Les traditionnelles transactions bancaires ont laissé place à la bancarisation des établissements de réseaux téléphoniques. Le « Mobile money » est aujourd’hui un moyen de paiement bien ancré dans les habitudes de la population grâce à l’incontestable performance des téléphones portables. Il a fortement contribué à l’émergence d’un commerce dit en ligne via les réseaux sociaux, les influenceurs sociaux et autres plateformes.
L’apparition de facilitateur de commerce électronique, des entreprises spécialisées, intensifie la croissance des commerces en ligne poussant les commerçants traditionnels à se familiariser au commerce en ligne. Selon le Globe News Wire, le marché mondial du commerce social connaitrait possiblement une croissance annuelle moyenne de 31,4% entre 2020 et 2027. Aussi les applications de transfert d’argent instantané à l’international, sans passer par les banques, affluent de jour en jour. Sans compter le phénomène des cartes prépayées, présent dans certains Etats africains, et qui est également institué par des structures non bancaires.
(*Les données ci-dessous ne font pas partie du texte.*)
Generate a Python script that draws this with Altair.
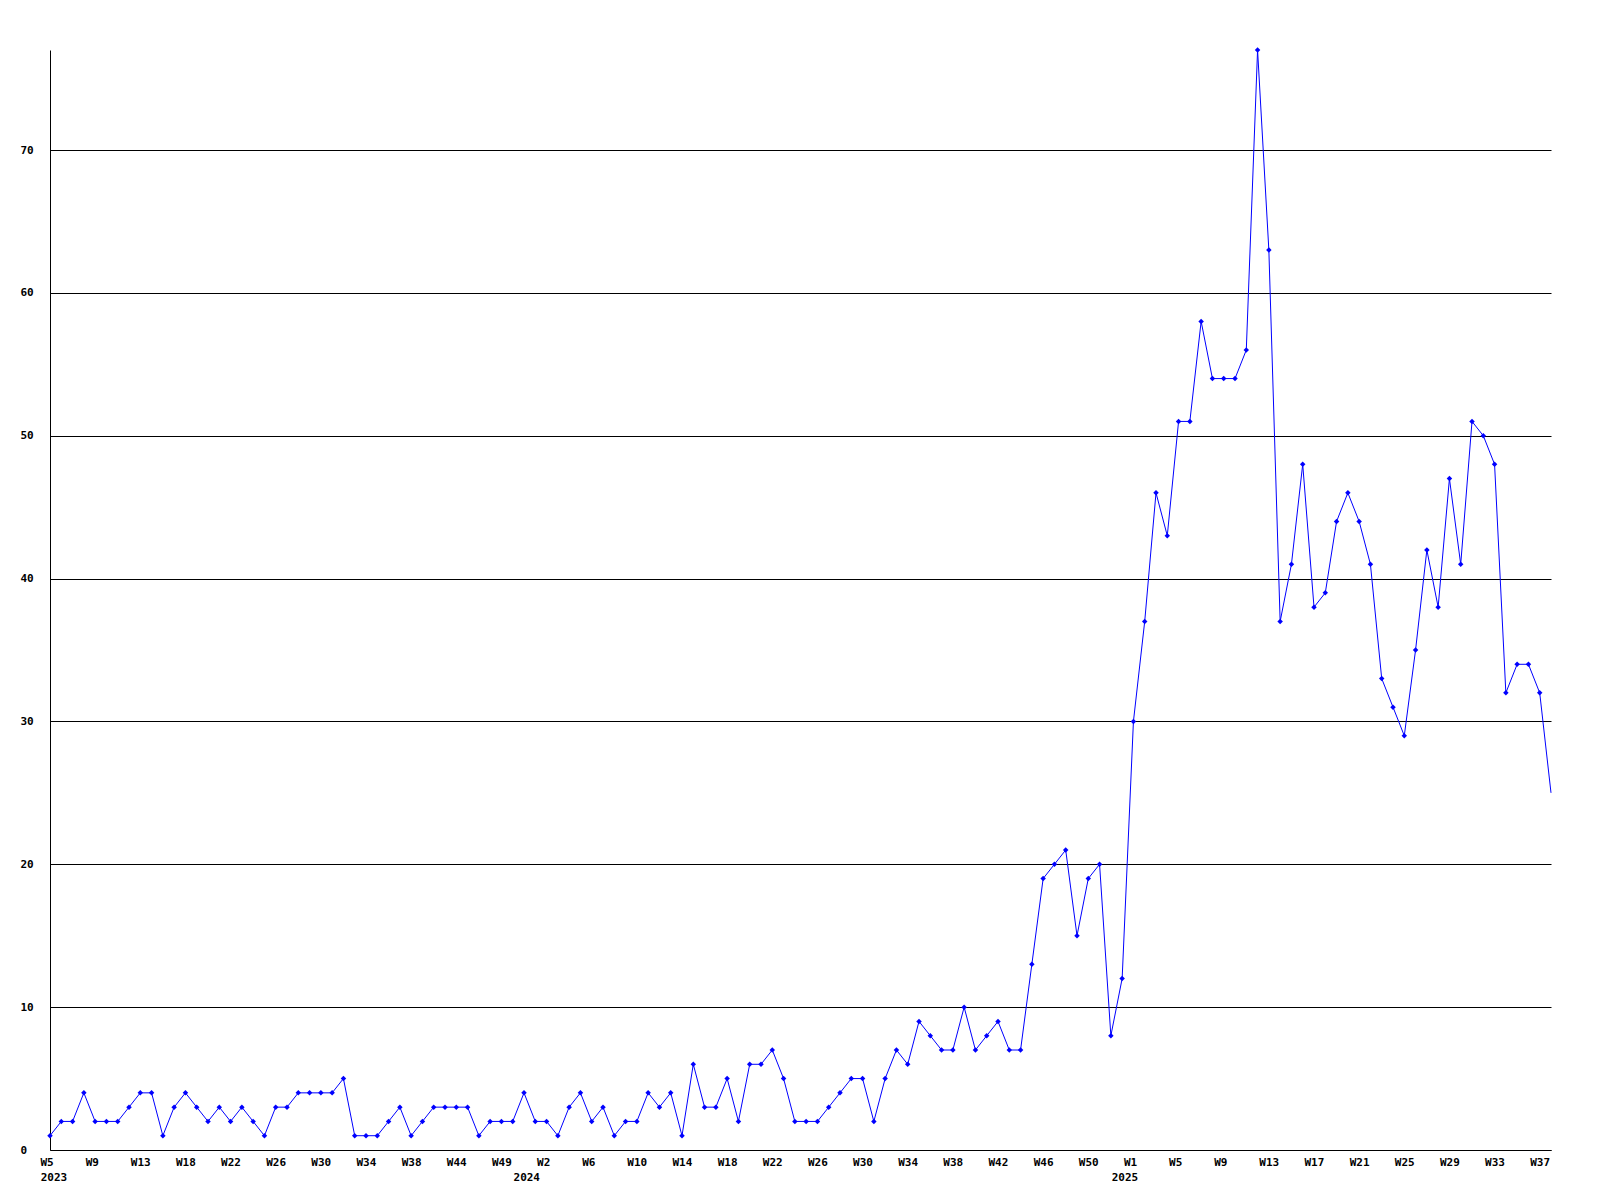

3. La potentielle portée fiscale de la nouvelle taxe
Tout compte fait, cela soulève des questions sur la portée fiscale de cette nouvelle taxe, étant donnée l’ampleur des transactions électroniques en Guinée.
Force est de constater que l’imposition à la TVA et aux taxes sur les ventes de l’e-commerce s’avère insuffisante pour régulariser la fiscalité applicable aux acteurs de commerce électroniques et qui jusqu’à présent, leur confère un avantage sur les acteurs traditionnels. La nouvelle taxe électronique serait par conséquent un moyen de rétablir l’équilibre fiscal entre les différentes formes de commerce, mais aussi de régulariser la situation fiscale des acteurs du secteur informel.
L’autre point important émerge dans les conséquences de l’application de la taxe. Les récents outils de transaction électronique sont plus que jamais en adéquation avec les besoins des populations africaines, et la réalité du système économique africain. Etendre ainsi la nouvelle taxe aux transactions effectuées par les consommateurs pourrait sensiblement impacter le panier de la ménagère. D’autant plus que le taux de 5% fixé par l’Etat Guinéen reste supérieure, à celui des autres Etats de la sous-région. En effet, la Côte d’Ivoire présente un taux à 1%. Quant au cas Ghanéen, il est marqué par une évolution du taux : initialement fixé à 1,5%, il a fait l’objet d’une baisse à 1% à la suite de la réception pessimiste des consommateurs.
L’application de la taxe aux établissements risquerait par conséquent d’accroitre le prix des services, causé par sa refacturation au consommateur. Une solution qui aura sans doute d’autres répercussions.